◆ DO THIS
Please transcribe the data that follows without the pictures, keeping every word the same.
_ _ _ _ _ _ _
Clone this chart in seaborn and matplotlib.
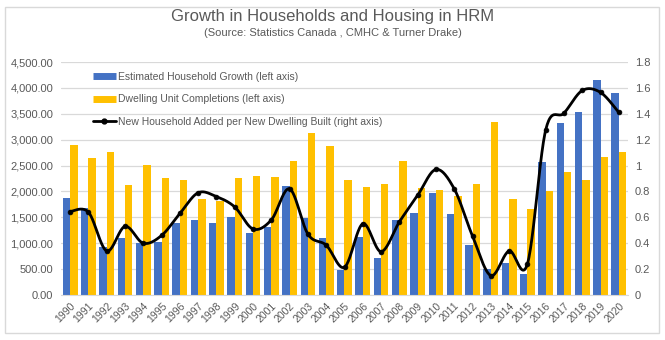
import numpy as np
import pandas as pd
import matplotlib
matplotlib.use("Agg")
import matplotlib.pyplot as plt
from matplotlib.lines import Line2D
from matplotlib.patches import Rectangle
import seaborn as sns

# ---- data -------------------------------------------------------------
years = [str(y) for y in range(1990, 2021)]
household_growth = [1875, 1675, 920, 1110, 1005, 1030, 1400, 1455, 1385, 1515,
                    1190, 1320, 2100, 1480, 1095, 485, 1115, 715, 1450, 1580,
                    1970, 1565, 975, 500, 620, 405, 2565, 3325, 3530, 4160, 3905]
dwelling_completions = [2900, 2640, 2765, 2120, 2515, 2255, 2225, 1845, 1825, 2255,
                        2295, 2270, 2585, 3130, 2885, 2230, 2080, 2135, 2585, 2060,
                        2035, 1920, 2145, 3350, 1845, 1660, 2015, 2370, 2230, 2660, 2770]
households_per_dwelling = [0.645, 0.64, 0.34, 0.53, 0.40, 0.46, 0.63, 0.79, 0.76, 0.68,
                           0.51, 0.58, 0.82, 0.47, 0.385, 0.215, 0.55, 0.335, 0.565, 0.77,
                           0.97, 0.82, 0.455, 0.15, 0.34, 0.24, 1.275, 1.405, 1.58, 1.565, 1.41]

series_names = ["Estimated Household Growth (left axis)",
                "Dwelling Unit Completions (left axis)",
                "New Household Added per New Dwelling Built (right axis)"]
left_ticks = [0, 500, 1000, 1500, 2000, 2500, 3000, 3500, 4000, 4500]
left_tick_labels = ["0.00", "500.00", "1,000.00", "1,500.00", "2,000.00", "2,500.00",
                    "3,000.00", "3,500.00", "4,000.00", "4,500.00"]
right_ticks = [0, 0.2, 0.4, 0.6, 0.8, 1.0, 1.2, 1.4, 1.6, 1.8]
right_tick_labels = ["0", "0.2", "0.4", "0.6", "0.8", "1", "1.2", "1.4", "1.6", "1.8"]

title = "Growth in Households and Housing in HRM"
subtitle = "(Source: Statistics Canada , CMHC & Turner Drake)"

# ---- style ------------------------------------------------------------
BLUE = "#4472C4"
GOLD = "#FFC000"
TEXT = "#595959"
GRID = "#D9D9D9"

sns.set_style("white")
plt.rcParams["font.family"] = ["Liberation Sans", "DejaVu Sans"]

df = pd.DataFrame({
    "year": years * 2,
    "value": household_growth + dwelling_completions,
    "series": [series_names[0]] * len(years) + [series_names[1]] * len(years),
})


def smooth_curve(xs, ys, n=24):
    """Catmull-Rom spline through the points (same look as a smoothed line)."""
    pts = np.column_stack([xs, ys]).astype(float)
    padded = np.vstack([pts[0], pts, pts[-1]])
    t = np.linspace(0, 1, n, endpoint=False)[:, None]
    segs = []
    for i in range(len(pts) - 1):
        p0, p1, p2, p3 = padded[i], padded[i + 1], padded[i + 2], padded[i + 3]
        segs.append(0.5 * (2 * p1 + (-p0 + p2) * t
                           + (2 * p0 - 5 * p1 + 4 * p2 - p3) * t ** 2
                           + (-p0 + 3 * p1 - 3 * p2 + p3) * t ** 3))
    segs.append(pts[-1:])
    return np.vstack(segs)


fig = plt.figure(figsize=(6.65, 3.40), dpi=100)
ax = fig.add_axes([61 / 665, 1 - 295 / 340, (628 - 61) / 665, (295 - 62) / 340])

sns.barplot(data=df, x="year", y="value", hue="series",
            palette=[BLUE, GOLD], width=0.81, gap=0, saturation=1,
            errorbar=None, legend=False, linewidth=0, ax=ax)

ax.set_xlim(-0.5, len(years) - 0.5)
ax.set_ylim(0, 4500)
ax.set_yticks(left_ticks)
ax.set_yticklabels(left_tick_labels)
ax.set_xlabel("")
ax.set_ylabel("")
ax.yaxis.grid(True, color=GRID, linewidth=0.9)
ax.set_axisbelow(True)
for side in ["left", "right", "top"]:
    ax.spines[side].set_visible(False)
ax.spines["bottom"].set_color(GRID)
ax.tick_params(axis="both", length=0, colors=TEXT, labelsize=8)
ax.tick_params(axis="y", pad=5.5)
ax.set_xticks(range(len(years)))
ax.set_xticklabels(years, rotation=45, ha="right", rotation_mode="anchor")
ax.tick_params(axis="x", pad=4, labelsize=7.5)

# right axis: ratio line
ax2 = ax.twinx()
xs = np.arange(len(years))
curve = smooth_curve(xs, households_per_dwelling)
ax2.plot(curve[:, 0], curve[:, 1], color="black", linewidth=2.0, solid_capstyle="round")
sns.scatterplot(x=xs, y=households_per_dwelling, color="black", s=12,
                edgecolor="black", linewidth=0.5, ax=ax2, zorder=5)
ax2.set_ylim(0, 1.8)
ax2.set_yticks(right_ticks)
ax2.set_yticklabels(right_tick_labels)
ax2.set_xlim(-0.5, len(years) - 0.5)
ax2.tick_params(axis="y", length=0, colors=TEXT, labelsize=8, pad=5)
for side in ["left", "right", "top", "bottom"]:
    ax2.spines[side].set_visible(False)

handles = [
    Line2D([], [], color=BLUE, linewidth=5, solid_capstyle="butt"),
    Line2D([], [], color=GOLD, linewidth=5, solid_capstyle="butt"),
    Line2D([], [], color="black", linewidth=2, marker="o", markersize=3.5),
]
leg = ax2.legend(handles, series_names, loc="upper left",
                 bbox_to_anchor=(93 / 665, 1 - 72 / 340), bbox_transform=fig.transFigure,
                 frameon=False, fontsize=7.5, handlelength=2.2, handletextpad=0.2,
                 labelspacing=1.2, borderpad=0, borderaxespad=0)
for txt in leg.get_texts():
    txt.set_color(TEXT)

fig.text(0.5, 1 - 16 / 340, title, ha="center", va="center", fontsize=12, color=TEXT)
fig.text(0.5, 1 - 33 / 340, subtitle, ha="center", va="center", fontsize=8, color=TEXT)

# chart frame
fig.patches.append(Rectangle((5 / 665, 1 - 333 / 340), 654 / 665, 326 / 340,
                             transform=fig.transFigure, fill=False,
                             edgecolor=GRID, linewidth=1.0))

fig.savefig("out.png", dpi=100)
_ _ _ _ _ _ _
◆ WRITTEN RESPONSE
Clone this chart in seaborn and matplotlib.
import numpy as np
import pandas as pd
import matplotlib
matplotlib.use("Agg")
import matplotlib.pyplot as plt
from matplotlib.lines import Line2D
from matplotlib.patches import Rectangle
import seaborn as sns

# ---- data -------------------------------------------------------------
years = [str(y) for y in range(1990, 2021)]
household_growth = [1875, 1675, 920, 1110, 1005, 1030, 1400, 1455, 1385, 1515,
                    1190, 1320, 2100, 1480, 1095, 485, 1115, 715, 1450, 1580,
                    1970, 1565, 975, 500, 620, 405, 2565, 3325, 3530, 4160, 3905]
dwelling_completions = [2900, 2640, 2765, 2120, 2515, 2255, 2225, 1845, 1825, 2255,
                        2295, 2270, 2585, 3130, 2885, 2230, 2080, 2135, 2585, 2060,
                        2035, 1920, 2145, 3350, 1845, 1660, 2015, 2370, 2230, 2660, 2770]
households_per_dwelling = [0.645, 0.64, 0.34, 0.53, 0.40, 0.46, 0.63, 0.79, 0.76, 0.68,
                           0.51, 0.58, 0.82, 0.47, 0.385, 0.215, 0.55, 0.335, 0.565, 0.77,
                           0.97, 0.82, 0.455, 0.15, 0.34, 0.24, 1.275, 1.405, 1.58, 1.565, 1.41]

series_names = ["Estimated Household Growth (left axis)",
                "Dwelling Unit Completions (left axis)",
                "New Household Added per New Dwelling Built (right axis)"]
left_ticks = [0, 500, 1000, 1500, 2000, 2500, 3000, 3500, 4000, 4500]
left_tick_labels = ["0.00", "500.00", "1,000.00", "1,500.00", "2,000.00", "2,500.00",
                    "3,000.00", "3,500.00", "4,000.00", "4,500.00"]
right_ticks = [0, 0.2, 0.4, 0.6, 0.8, 1.0, 1.2, 1.4, 1.6, 1.8]
right_tick_labels = ["0", "0.2", "0.4", "0.6", "0.8", "1", "1.2", "1.4", "1.6", "1.8"]

title = "Growth in Households and Housing in HRM"
subtitle = "(Source: Statistics Canada , CMHC & Turner Drake)"

# ---- style ------------------------------------------------------------
BLUE = "#4472C4"
GOLD = "#FFC000"
TEXT = "#595959"
GRID = "#D9D9D9"

sns.set_style("white")
plt.rcParams["font.family"] = ["Liberation Sans", "DejaVu Sans"]

df = pd.DataFrame({
    "year": years * 2,
    "value": household_growth + dwelling_completions,
    "series": [series_names[0]] * len(years) + [series_names[1]] * len(years),
})


def smooth_curve(xs, ys, n=24):
    """Catmull-Rom spline through the points (same look as a smoothed line)."""
    pts = np.column_stack([xs, ys]).astype(float)
    padded = np.vstack([pts[0], pts, pts[-1]])
    t = np.linspace(0, 1, n, endpoint=False)[:, None]
    segs = []
    for i in range(len(pts) - 1):
        p0, p1, p2, p3 = padded[i], padded[i + 1], padded[i + 2], padded[i + 3]
        segs.append(0.5 * (2 * p1 + (-p0 + p2) * t
                           + (2 * p0 - 5 * p1 + 4 * p2 - p3) * t ** 2
                           + (-p0 + 3 * p1 - 3 * p2 + p3) * t ** 3))
    segs.append(pts[-1:])
    return np.vstack(segs)


fig = plt.figure(figsize=(6.65, 3.40), dpi=100)
ax = fig.add_axes([61 / 665, 1 - 295 / 340, (628 - 61) / 665, (295 - 62) / 340])

sns.barplot(data=df, x="year", y="value", hue="series",
            palette=[BLUE, GOLD], width=0.81, gap=0, saturation=1,
            errorbar=None, legend=False, linewidth=0, ax=ax)

ax.set_xlim(-0.5, len(years) - 0.5)
ax.set_ylim(0, 4500)
ax.set_yticks(left_ticks)
ax.set_yticklabels(left_tick_labels)
ax.set_xlabel("")
ax.set_ylabel("")
ax.yaxis.grid(True, color=GRID, linewidth=0.9)
ax.set_axisbelow(True)
for side in ["left", "right", "top"]:
    ax.spines[side].set_visible(False)
ax.spines["bottom"].set_color(GRID)
ax.tick_params(axis="both", length=0, colors=TEXT, labelsize=8)
ax.tick_params(axis="y", pad=5.5)
ax.set_xticks(range(len(years)))
ax.set_xticklabels(years, rotation=45, ha="right", rotation_mode="anchor")
ax.tick_params(axis="x", pad=4, labelsize=7.5)

# right axis: ratio line
ax2 = ax.twinx()
xs = np.arange(len(years))
curve = smooth_curve(xs, households_per_dwelling)
ax2.plot(curve[:, 0], curve[:, 1], color="black", linewidth=2.0, solid_capstyle="round")
sns.scatterplot(x=xs, y=households_per_dwelling, color="black", s=12,
                edgecolor="black", linewidth=0.5, ax=ax2, zorder=5)
ax2.set_ylim(0, 1.8)
ax2.set_yticks(right_ticks)
ax2.set_yticklabels(right_tick_labels)
ax2.set_xlim(-0.5, len(years) - 0.5)
ax2.tick_params(axis="y", length=0, colors=TEXT, labelsize=8, pad=5)
for side in ["left", "right", "top", "bottom"]:
    ax2.spines[side].set_visible(False)

handles = [
    Line2D([], [], color=BLUE, linewidth=5, solid_capstyle="butt"),
    Line2D([], [], color=GOLD, linewidth=5, solid_capstyle="butt"),
    Line2D([], [], color="black", linewidth=2, marker="o", markersize=3.5),
]
leg = ax2.legend(handles, series_names, loc="upper left",
                 bbox_to_anchor=(93 / 665, 1 - 72 / 340), bbox_transform=fig.transFigure,
                 frameon=False, fontsize=7.5, handlelength=2.2, handletextpad=0.2,
                 labelspacing=1.2, borderpad=0, borderaxespad=0)
for txt in leg.get_texts():
    txt.set_color(TEXT)

fig.text(0.5, 1 - 16 / 340, title, ha="center", va="center", fontsize=12, color=TEXT)
fig.text(0.5, 1 - 33 / 340, subtitle, ha="center", va="center", fontsize=8, color=TEXT)

# chart frame
fig.patches.append(Rectangle((5 / 665, 1 - 333 / 340), 654 / 665, 326 / 340,
                             transform=fig.transFigure, fill=False,
                             edgecolor=GRID, linewidth=1.0))

fig.savefig("out.png", dpi=100)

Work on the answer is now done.